_Written request_:
Determine the number of lines holding the word "size"; answer with that number only.

|---|

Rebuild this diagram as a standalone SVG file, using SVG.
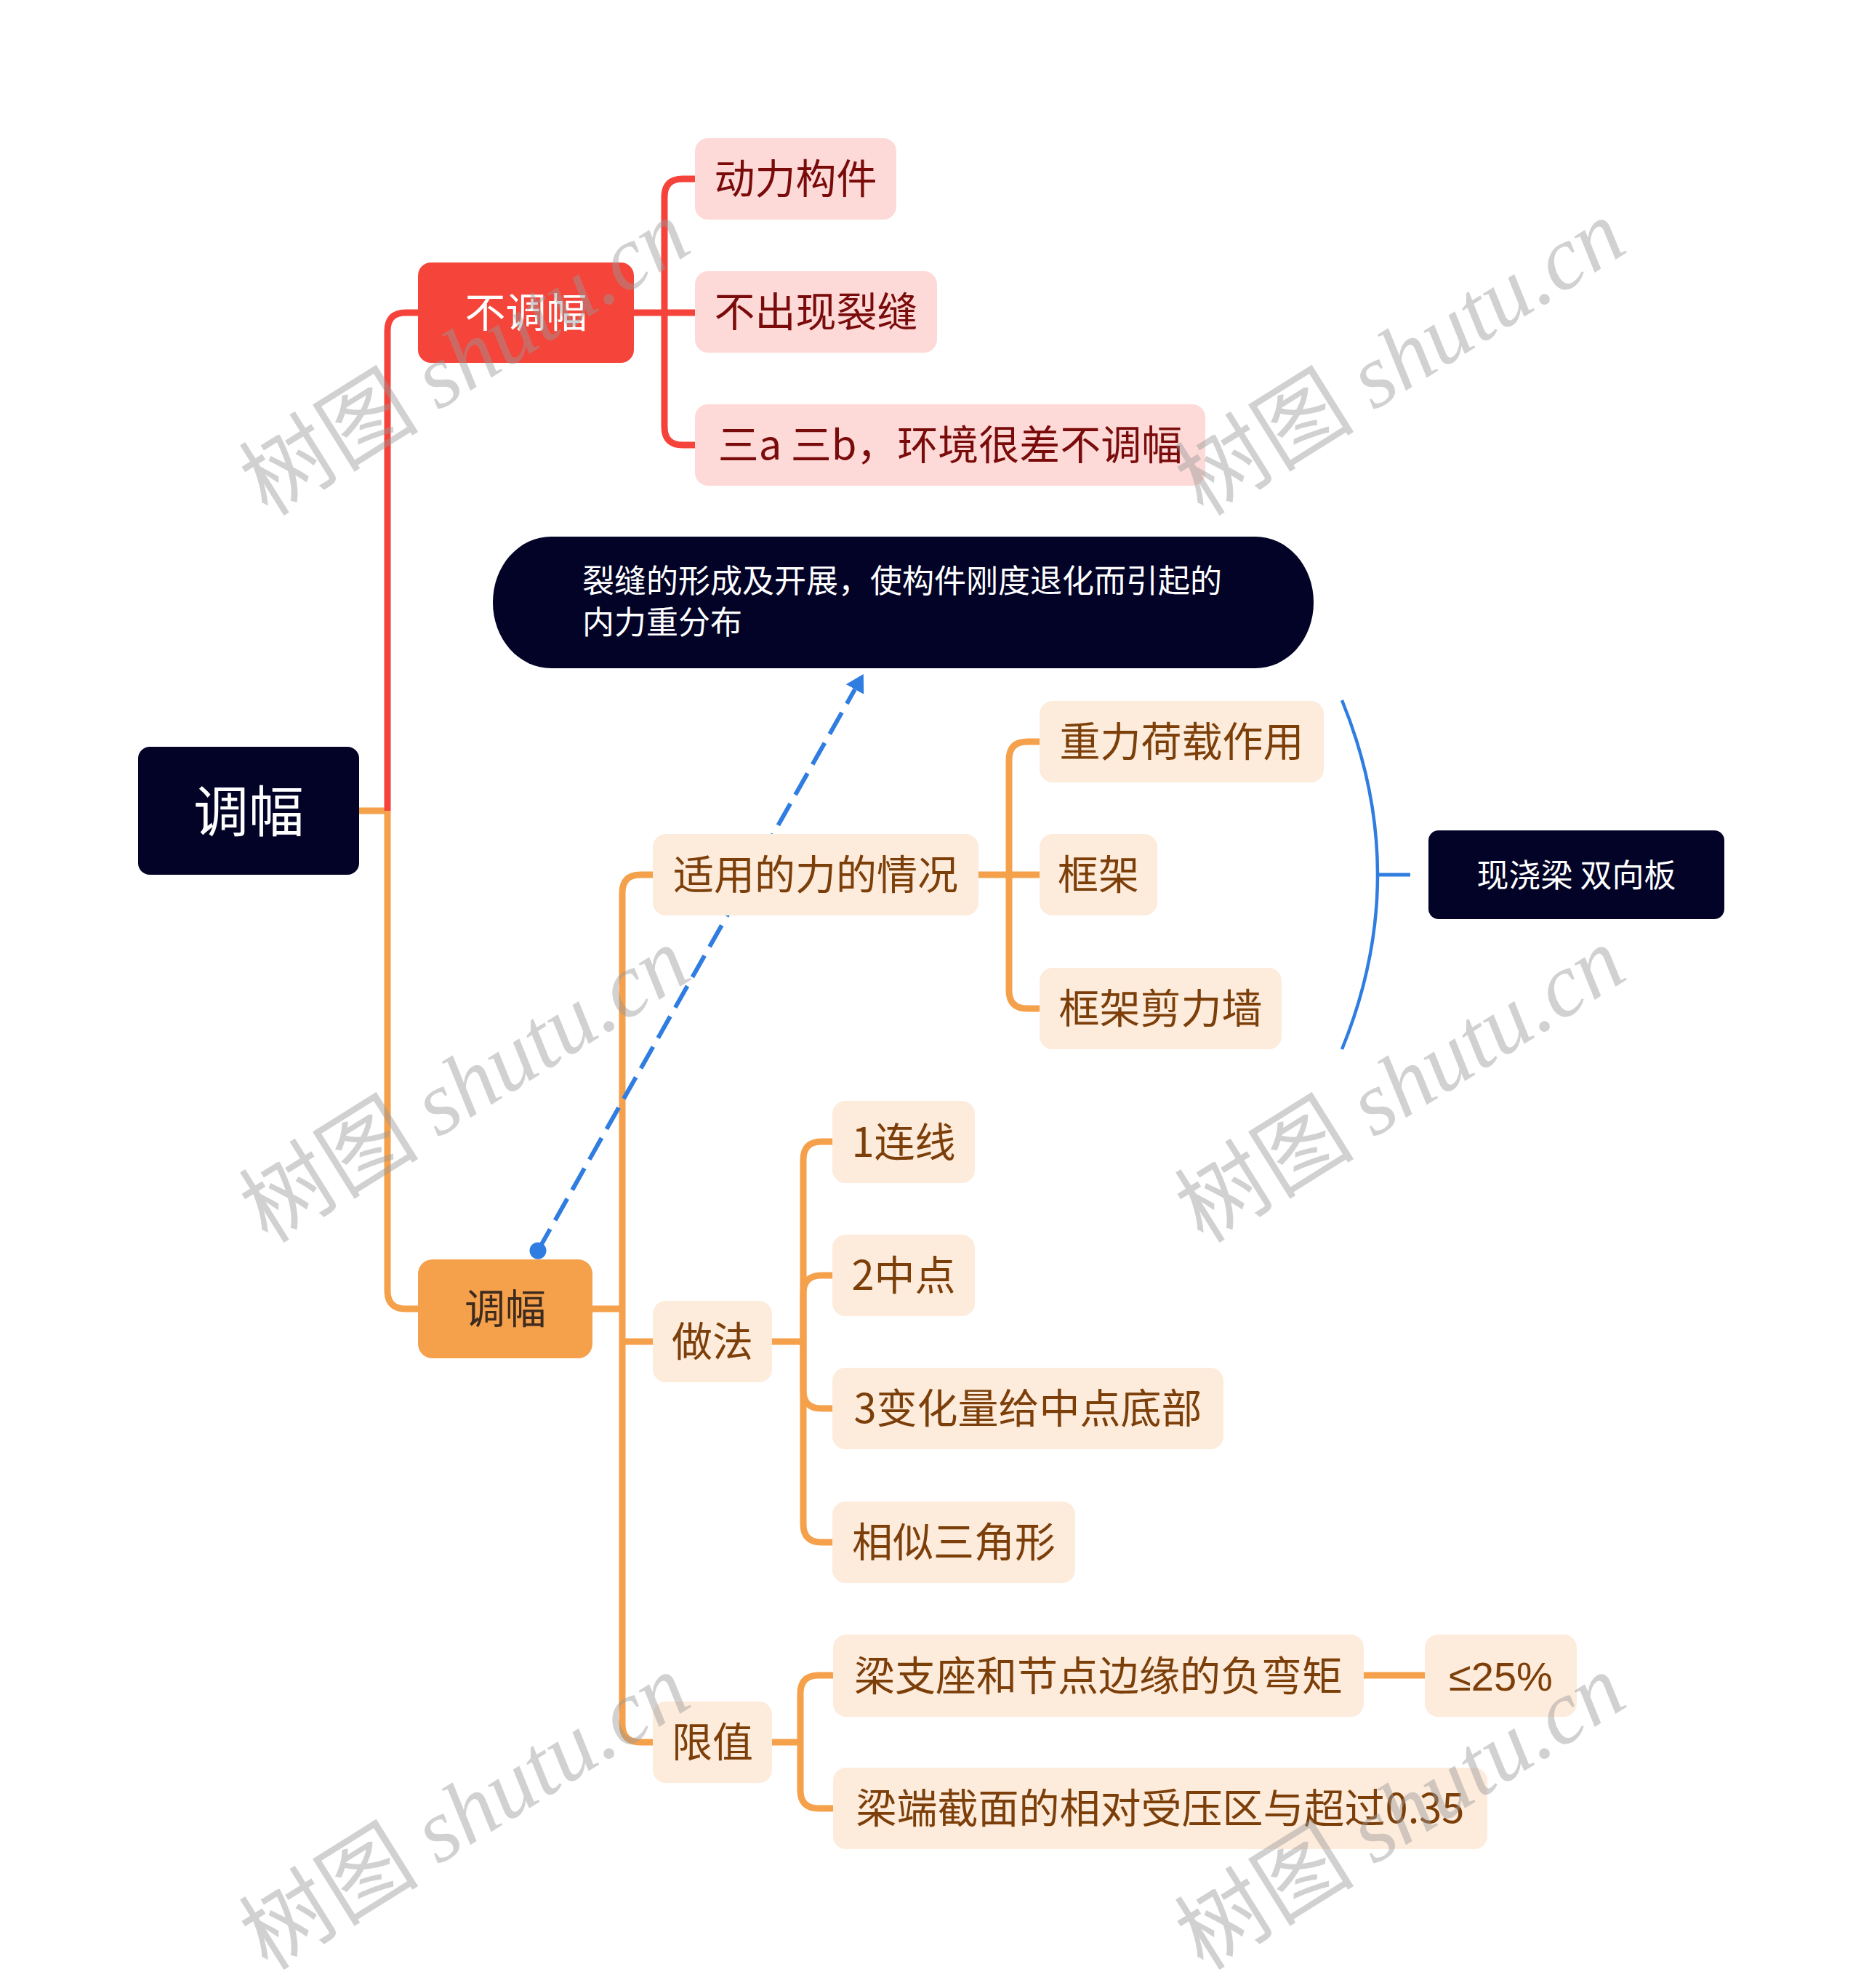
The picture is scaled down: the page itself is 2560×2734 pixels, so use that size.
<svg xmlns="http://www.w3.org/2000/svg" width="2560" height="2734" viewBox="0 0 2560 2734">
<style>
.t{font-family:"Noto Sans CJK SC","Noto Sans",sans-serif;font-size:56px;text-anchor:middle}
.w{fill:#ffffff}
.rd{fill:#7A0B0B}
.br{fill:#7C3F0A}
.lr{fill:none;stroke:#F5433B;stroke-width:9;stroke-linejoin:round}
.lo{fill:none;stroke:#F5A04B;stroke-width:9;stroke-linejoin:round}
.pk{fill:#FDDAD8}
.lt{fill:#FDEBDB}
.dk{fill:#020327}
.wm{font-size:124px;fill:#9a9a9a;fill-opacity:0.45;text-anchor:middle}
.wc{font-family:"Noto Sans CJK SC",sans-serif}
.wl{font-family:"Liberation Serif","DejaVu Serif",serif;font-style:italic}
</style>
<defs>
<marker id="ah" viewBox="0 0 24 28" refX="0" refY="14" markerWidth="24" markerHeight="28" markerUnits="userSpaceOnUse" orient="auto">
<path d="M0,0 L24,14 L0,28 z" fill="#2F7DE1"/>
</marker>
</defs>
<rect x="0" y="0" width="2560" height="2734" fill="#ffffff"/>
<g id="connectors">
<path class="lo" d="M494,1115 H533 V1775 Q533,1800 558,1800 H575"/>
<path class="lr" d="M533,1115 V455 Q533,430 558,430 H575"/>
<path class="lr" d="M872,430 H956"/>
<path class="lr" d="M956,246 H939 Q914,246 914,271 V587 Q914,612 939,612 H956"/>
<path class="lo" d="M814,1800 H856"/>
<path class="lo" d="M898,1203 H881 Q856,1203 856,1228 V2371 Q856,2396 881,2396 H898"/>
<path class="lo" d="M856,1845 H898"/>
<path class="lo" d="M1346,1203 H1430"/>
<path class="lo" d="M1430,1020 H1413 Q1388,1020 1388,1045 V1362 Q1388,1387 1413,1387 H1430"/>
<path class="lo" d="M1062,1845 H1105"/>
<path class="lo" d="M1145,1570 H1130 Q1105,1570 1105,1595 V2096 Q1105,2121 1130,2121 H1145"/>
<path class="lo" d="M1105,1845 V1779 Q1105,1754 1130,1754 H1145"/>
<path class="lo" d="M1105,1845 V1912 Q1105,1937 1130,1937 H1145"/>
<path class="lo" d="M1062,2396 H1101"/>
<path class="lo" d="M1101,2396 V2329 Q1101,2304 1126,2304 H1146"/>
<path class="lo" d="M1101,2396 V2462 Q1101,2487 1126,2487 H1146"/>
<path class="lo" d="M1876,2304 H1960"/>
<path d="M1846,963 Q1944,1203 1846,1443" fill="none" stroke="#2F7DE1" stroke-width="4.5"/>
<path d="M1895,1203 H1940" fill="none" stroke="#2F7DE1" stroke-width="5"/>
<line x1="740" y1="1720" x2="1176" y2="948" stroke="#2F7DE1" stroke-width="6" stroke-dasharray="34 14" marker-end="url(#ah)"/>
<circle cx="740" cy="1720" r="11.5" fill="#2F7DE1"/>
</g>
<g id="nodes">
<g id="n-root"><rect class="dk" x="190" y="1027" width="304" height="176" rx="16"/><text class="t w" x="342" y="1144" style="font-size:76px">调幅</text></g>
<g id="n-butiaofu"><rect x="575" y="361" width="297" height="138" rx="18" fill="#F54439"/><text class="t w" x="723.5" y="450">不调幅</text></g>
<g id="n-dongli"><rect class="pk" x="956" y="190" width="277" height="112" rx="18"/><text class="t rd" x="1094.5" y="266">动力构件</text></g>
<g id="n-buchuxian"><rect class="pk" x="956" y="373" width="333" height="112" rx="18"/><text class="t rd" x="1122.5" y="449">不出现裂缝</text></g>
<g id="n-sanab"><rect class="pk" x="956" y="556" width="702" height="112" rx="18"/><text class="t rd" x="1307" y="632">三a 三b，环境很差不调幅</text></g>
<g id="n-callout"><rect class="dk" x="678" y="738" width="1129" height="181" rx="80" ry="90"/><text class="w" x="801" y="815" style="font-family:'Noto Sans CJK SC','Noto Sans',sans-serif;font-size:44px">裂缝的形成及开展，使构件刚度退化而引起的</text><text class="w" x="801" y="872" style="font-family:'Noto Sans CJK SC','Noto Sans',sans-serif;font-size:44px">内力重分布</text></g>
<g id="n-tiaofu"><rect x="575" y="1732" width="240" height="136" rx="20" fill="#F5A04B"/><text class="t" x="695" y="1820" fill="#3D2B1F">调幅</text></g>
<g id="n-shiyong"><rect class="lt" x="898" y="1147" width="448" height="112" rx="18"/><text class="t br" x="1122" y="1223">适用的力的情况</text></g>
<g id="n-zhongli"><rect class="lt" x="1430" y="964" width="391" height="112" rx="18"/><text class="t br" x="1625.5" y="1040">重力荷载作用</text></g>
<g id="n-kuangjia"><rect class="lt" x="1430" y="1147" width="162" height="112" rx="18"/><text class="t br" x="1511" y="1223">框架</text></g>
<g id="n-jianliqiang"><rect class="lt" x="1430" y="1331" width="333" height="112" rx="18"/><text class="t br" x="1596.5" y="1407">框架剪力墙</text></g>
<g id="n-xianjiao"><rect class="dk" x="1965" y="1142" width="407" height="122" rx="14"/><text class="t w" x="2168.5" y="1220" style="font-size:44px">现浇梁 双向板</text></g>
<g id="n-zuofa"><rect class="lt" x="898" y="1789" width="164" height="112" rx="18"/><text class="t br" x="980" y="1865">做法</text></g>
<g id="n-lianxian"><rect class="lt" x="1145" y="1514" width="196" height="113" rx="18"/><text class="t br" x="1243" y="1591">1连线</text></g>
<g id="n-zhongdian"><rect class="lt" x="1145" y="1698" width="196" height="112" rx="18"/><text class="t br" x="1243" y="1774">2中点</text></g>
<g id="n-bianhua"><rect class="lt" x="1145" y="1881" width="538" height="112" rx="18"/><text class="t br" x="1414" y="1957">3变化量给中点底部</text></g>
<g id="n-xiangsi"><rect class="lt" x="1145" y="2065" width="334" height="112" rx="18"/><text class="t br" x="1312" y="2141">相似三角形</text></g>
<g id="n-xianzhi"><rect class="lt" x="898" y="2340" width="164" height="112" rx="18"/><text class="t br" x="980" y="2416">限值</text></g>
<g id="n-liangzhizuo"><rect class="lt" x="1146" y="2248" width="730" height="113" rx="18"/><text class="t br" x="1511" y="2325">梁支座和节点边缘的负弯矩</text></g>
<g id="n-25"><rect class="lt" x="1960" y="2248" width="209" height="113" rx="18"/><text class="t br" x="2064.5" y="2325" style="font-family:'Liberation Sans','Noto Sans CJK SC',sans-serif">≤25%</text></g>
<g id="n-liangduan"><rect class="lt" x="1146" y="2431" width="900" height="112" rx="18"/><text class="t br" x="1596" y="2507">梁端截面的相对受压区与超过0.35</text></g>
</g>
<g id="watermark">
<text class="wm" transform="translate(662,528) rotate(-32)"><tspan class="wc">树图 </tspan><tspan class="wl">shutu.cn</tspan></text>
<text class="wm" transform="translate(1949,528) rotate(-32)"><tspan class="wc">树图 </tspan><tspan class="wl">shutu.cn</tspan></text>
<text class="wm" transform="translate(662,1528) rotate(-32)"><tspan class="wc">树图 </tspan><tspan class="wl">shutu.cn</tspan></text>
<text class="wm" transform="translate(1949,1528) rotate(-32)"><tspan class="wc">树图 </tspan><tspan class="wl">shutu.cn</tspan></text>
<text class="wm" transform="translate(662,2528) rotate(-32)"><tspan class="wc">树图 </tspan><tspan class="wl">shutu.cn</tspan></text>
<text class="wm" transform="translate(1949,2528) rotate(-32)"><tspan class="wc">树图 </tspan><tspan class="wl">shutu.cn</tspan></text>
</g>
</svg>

|---|

_Solution_:
6